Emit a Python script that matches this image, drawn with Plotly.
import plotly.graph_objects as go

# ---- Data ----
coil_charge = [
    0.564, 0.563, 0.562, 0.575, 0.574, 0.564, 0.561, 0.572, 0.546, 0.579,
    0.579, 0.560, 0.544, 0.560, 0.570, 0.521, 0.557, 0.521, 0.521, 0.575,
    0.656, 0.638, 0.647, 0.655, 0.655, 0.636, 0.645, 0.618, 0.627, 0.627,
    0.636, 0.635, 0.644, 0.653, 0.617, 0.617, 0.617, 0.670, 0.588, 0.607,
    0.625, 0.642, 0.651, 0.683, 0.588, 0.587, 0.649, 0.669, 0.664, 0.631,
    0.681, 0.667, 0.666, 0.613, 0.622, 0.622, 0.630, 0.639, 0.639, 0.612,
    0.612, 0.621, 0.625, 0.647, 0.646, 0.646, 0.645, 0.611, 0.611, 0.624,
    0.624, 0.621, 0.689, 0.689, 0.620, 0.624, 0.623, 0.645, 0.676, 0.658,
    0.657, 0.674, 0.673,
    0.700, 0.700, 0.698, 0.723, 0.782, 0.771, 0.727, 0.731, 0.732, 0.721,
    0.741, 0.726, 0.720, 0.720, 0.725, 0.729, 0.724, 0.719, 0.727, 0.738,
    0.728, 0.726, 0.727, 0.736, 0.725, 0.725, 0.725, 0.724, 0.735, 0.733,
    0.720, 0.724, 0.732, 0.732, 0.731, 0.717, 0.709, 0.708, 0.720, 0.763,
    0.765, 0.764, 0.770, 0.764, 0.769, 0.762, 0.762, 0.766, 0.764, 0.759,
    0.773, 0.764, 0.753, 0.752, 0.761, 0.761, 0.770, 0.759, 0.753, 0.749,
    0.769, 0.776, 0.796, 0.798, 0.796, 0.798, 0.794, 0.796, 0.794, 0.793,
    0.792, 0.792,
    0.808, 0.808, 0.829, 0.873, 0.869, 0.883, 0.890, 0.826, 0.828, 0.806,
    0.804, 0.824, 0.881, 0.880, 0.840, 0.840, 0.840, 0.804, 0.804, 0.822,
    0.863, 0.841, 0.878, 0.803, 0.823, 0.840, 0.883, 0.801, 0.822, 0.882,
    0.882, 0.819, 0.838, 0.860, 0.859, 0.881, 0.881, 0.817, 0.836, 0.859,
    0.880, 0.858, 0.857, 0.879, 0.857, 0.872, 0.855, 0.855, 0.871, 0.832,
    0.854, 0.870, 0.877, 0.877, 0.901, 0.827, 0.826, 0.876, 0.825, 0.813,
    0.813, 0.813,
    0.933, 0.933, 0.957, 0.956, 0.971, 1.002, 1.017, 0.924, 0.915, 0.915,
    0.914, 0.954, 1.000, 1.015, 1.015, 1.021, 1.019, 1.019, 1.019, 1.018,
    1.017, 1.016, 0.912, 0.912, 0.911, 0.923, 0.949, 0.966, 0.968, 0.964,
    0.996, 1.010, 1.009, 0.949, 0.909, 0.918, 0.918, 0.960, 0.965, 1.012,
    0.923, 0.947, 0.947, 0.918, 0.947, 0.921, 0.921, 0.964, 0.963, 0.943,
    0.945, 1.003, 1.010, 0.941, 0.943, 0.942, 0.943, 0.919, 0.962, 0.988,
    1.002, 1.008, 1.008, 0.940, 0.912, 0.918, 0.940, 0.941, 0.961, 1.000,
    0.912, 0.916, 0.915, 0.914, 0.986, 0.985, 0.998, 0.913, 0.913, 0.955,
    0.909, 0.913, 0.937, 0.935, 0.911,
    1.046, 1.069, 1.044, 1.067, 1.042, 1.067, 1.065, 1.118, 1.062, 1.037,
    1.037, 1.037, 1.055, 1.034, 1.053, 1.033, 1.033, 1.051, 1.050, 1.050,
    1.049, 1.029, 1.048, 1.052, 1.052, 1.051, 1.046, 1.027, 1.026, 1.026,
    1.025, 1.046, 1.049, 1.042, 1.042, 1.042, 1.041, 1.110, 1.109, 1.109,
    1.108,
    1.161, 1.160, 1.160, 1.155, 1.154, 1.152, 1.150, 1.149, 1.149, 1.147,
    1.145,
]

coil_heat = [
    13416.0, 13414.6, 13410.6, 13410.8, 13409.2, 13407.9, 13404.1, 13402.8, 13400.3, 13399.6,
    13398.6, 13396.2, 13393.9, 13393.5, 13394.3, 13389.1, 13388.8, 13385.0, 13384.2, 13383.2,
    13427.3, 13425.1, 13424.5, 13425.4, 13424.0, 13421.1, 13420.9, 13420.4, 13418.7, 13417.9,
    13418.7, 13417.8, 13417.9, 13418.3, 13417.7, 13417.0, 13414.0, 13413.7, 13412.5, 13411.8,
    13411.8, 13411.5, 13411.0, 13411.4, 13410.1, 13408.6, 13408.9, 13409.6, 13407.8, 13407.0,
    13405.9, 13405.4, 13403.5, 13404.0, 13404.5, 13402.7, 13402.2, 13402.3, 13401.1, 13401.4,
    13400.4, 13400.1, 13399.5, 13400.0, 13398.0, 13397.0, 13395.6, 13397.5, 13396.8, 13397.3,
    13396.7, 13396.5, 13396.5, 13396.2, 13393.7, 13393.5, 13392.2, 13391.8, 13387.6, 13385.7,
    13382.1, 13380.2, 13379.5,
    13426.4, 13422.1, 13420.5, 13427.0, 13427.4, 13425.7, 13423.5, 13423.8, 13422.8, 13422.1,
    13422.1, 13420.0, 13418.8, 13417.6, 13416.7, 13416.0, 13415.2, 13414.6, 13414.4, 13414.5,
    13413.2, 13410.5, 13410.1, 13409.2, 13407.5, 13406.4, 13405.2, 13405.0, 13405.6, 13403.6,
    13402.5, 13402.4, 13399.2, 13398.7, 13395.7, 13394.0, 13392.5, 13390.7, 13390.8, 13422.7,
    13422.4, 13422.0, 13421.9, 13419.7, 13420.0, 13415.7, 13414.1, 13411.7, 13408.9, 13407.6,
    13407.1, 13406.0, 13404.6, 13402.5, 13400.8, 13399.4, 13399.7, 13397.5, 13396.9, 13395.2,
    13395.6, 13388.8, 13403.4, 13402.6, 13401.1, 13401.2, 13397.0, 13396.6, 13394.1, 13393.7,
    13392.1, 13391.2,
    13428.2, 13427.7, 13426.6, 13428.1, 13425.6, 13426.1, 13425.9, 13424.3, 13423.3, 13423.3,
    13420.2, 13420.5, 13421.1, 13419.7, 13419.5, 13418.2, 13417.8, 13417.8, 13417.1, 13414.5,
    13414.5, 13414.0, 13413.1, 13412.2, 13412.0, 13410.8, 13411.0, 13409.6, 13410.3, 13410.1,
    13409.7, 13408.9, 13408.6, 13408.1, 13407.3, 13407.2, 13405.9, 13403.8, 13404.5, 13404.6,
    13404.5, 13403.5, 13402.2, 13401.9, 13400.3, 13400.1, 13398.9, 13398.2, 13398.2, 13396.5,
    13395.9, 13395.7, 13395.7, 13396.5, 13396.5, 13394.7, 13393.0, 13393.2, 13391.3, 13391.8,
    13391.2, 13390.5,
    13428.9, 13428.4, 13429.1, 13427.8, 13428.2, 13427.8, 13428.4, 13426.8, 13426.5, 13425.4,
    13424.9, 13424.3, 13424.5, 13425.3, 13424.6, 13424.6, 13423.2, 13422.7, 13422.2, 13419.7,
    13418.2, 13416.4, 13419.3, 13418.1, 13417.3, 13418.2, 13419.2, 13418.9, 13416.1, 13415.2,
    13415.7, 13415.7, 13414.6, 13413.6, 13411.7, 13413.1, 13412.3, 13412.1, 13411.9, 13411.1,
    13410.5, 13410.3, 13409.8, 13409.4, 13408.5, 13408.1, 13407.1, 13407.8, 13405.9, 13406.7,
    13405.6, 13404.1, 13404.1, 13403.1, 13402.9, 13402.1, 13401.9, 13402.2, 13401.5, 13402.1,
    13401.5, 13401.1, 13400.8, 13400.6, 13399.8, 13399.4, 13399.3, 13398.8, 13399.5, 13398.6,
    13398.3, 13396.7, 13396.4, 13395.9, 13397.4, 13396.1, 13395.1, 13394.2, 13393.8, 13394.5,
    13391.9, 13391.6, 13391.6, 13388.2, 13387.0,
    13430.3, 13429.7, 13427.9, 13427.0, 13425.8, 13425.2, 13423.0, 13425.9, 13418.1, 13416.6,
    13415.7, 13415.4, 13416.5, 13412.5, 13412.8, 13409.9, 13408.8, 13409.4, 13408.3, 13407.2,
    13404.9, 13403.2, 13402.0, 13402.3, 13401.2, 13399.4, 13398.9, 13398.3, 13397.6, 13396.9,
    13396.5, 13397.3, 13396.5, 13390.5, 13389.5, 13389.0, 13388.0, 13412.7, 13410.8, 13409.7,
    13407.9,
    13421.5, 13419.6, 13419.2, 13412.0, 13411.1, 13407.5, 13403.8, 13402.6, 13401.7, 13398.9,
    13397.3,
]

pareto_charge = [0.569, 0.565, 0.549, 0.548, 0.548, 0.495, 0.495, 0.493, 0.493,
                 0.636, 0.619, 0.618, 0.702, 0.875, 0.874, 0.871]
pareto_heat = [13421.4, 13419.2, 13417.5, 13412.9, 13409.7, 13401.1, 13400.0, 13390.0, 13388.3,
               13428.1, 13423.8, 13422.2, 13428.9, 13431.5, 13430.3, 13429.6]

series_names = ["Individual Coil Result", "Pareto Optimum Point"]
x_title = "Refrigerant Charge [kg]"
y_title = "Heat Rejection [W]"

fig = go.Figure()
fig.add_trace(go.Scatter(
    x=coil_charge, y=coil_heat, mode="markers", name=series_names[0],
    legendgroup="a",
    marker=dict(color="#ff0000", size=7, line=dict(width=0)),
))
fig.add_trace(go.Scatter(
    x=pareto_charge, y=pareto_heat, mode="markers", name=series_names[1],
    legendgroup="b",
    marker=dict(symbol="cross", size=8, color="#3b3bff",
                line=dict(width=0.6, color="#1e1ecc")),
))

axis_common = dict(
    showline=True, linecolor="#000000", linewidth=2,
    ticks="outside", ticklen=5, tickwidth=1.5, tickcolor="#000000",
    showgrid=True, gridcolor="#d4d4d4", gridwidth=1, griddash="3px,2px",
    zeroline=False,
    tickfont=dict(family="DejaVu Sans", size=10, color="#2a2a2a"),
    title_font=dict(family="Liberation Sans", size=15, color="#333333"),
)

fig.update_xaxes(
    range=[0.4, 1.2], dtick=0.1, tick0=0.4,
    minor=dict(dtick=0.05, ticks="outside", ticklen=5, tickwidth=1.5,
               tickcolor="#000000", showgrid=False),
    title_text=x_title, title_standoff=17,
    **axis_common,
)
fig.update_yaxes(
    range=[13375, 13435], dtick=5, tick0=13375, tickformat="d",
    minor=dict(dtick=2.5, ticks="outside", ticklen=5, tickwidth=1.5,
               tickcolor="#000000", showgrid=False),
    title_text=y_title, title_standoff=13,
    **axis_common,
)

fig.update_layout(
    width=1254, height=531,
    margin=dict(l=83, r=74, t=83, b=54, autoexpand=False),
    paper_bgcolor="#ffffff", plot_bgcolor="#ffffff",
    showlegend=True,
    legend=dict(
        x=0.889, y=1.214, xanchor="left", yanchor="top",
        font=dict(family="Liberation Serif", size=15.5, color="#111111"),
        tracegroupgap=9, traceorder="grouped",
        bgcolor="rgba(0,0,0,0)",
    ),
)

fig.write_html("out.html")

☆ ☆ ☆ ☆

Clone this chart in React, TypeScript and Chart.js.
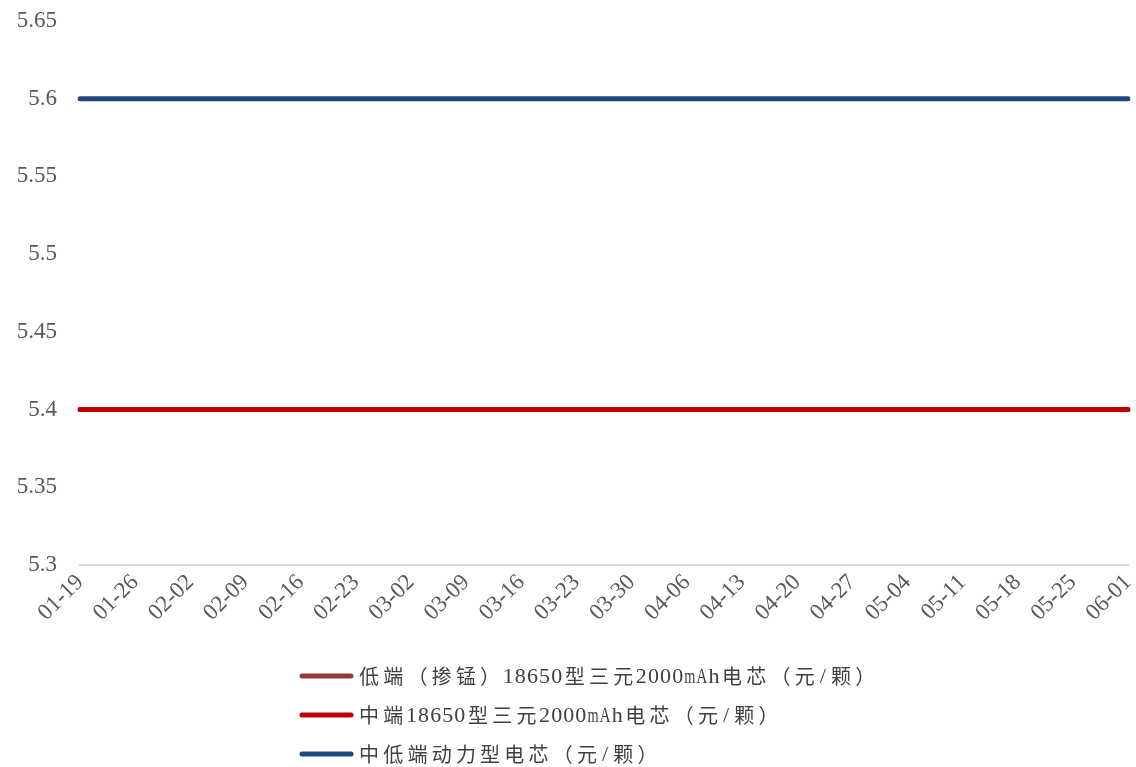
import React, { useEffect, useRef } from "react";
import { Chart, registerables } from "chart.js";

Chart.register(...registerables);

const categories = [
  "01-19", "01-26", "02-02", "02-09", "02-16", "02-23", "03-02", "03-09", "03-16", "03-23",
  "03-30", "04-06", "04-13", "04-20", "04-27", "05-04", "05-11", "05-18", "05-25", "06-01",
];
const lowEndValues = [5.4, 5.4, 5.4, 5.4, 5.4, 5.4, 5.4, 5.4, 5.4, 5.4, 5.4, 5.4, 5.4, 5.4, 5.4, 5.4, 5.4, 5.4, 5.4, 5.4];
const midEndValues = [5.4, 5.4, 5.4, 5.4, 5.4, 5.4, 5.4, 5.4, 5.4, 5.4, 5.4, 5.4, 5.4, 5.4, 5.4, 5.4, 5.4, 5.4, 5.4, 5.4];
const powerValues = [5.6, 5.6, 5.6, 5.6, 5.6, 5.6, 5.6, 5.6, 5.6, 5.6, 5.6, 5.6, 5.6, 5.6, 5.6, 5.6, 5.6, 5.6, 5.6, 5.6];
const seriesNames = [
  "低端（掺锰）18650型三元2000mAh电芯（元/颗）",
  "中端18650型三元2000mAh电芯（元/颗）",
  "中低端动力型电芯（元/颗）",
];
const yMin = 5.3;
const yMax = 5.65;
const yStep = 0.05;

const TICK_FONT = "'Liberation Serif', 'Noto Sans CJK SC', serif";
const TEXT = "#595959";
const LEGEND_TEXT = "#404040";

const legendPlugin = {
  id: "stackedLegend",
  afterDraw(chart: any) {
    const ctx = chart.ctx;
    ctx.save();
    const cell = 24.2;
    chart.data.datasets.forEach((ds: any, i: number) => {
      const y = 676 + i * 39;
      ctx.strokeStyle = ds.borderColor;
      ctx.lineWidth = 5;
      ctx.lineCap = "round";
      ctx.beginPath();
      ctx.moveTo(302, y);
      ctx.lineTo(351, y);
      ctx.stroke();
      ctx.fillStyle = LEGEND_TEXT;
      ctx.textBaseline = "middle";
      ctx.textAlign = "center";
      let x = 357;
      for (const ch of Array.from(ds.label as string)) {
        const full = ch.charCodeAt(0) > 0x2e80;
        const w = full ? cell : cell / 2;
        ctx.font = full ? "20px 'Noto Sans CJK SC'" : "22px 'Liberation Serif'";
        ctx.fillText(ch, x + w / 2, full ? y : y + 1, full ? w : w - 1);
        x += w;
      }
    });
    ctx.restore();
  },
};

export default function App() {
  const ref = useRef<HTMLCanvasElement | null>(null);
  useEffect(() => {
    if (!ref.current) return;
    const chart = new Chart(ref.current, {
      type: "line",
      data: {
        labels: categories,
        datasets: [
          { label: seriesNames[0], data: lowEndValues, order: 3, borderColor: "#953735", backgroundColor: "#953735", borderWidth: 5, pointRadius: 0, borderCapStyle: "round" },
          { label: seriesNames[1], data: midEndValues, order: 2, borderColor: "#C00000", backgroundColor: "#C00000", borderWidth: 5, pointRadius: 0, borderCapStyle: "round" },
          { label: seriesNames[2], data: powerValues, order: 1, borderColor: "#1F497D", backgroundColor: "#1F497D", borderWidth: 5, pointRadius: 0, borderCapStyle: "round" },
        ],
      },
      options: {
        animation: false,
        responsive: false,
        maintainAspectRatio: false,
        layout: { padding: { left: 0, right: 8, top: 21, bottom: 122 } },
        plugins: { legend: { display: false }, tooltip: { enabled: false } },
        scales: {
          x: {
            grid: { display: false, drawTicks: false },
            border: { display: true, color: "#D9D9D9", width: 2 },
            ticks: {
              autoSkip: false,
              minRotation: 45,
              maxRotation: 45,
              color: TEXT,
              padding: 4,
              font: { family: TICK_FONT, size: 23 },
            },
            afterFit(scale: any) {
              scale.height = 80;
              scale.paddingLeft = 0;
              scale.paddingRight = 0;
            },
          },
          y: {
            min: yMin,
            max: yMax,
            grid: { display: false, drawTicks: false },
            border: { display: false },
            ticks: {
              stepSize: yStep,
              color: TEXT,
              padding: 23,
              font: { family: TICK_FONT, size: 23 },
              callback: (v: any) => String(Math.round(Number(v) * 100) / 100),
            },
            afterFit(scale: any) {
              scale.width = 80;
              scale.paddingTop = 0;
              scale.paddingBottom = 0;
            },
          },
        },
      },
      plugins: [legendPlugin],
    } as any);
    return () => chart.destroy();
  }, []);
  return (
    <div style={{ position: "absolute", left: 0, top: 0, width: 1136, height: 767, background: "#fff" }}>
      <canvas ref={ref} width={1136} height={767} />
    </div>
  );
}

☆ ☆ ☆ ☆

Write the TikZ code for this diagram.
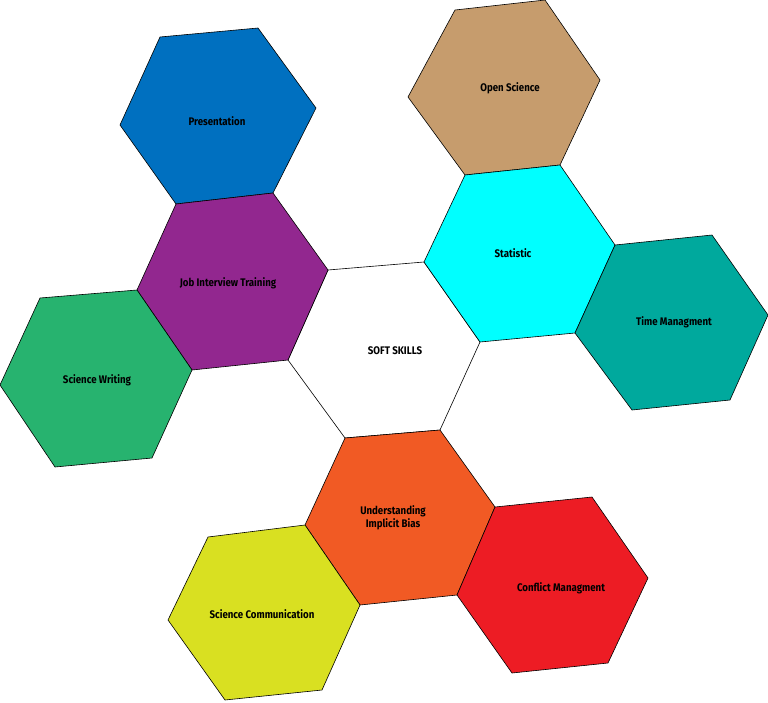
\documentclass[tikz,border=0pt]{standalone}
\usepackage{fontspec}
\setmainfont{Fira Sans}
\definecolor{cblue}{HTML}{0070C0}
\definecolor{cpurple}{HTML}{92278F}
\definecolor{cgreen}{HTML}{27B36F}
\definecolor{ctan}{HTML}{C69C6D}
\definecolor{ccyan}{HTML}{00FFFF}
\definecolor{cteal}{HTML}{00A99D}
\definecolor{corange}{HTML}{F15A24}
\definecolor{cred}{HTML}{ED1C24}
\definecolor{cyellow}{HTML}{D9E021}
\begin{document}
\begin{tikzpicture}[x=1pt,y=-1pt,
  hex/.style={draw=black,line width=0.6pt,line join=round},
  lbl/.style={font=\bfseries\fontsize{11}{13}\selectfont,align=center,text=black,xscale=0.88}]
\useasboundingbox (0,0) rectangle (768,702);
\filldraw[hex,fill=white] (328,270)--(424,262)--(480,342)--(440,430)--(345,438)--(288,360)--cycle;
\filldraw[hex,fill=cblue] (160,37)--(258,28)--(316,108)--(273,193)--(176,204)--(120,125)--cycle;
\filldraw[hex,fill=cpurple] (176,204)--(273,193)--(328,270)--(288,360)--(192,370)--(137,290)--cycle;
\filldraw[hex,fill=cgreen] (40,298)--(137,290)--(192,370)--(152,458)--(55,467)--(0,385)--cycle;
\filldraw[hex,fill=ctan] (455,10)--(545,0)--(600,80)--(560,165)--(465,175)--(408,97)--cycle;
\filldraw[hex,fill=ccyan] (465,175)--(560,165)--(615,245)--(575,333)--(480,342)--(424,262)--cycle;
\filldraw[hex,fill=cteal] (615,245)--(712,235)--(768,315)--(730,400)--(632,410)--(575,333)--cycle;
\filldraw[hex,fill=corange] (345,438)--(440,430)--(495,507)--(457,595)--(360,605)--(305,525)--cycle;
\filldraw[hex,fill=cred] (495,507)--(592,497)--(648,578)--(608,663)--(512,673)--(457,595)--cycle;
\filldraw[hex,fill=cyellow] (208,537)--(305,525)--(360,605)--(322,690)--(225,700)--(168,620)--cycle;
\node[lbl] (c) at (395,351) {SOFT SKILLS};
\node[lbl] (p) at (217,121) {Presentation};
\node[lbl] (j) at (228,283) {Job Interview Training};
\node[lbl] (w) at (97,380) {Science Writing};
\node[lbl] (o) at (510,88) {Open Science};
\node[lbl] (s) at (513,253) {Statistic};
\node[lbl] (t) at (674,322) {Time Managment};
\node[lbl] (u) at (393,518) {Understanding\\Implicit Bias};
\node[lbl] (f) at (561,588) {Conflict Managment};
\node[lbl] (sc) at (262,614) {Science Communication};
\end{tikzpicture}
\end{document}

☆ ☆ ☆ ☆

--- INSTRUCTIONS TO FOLLOW ---
Print exactly the lines from the line with "Emit a Python" to the line with "import plotly.graph_objects as go", both included, and nothing else.

--- ANSWER FOR THIS EXERCISE ---
Emit a Python script that matches this image, drawn with Plotly.
import plotly.graph_objects as go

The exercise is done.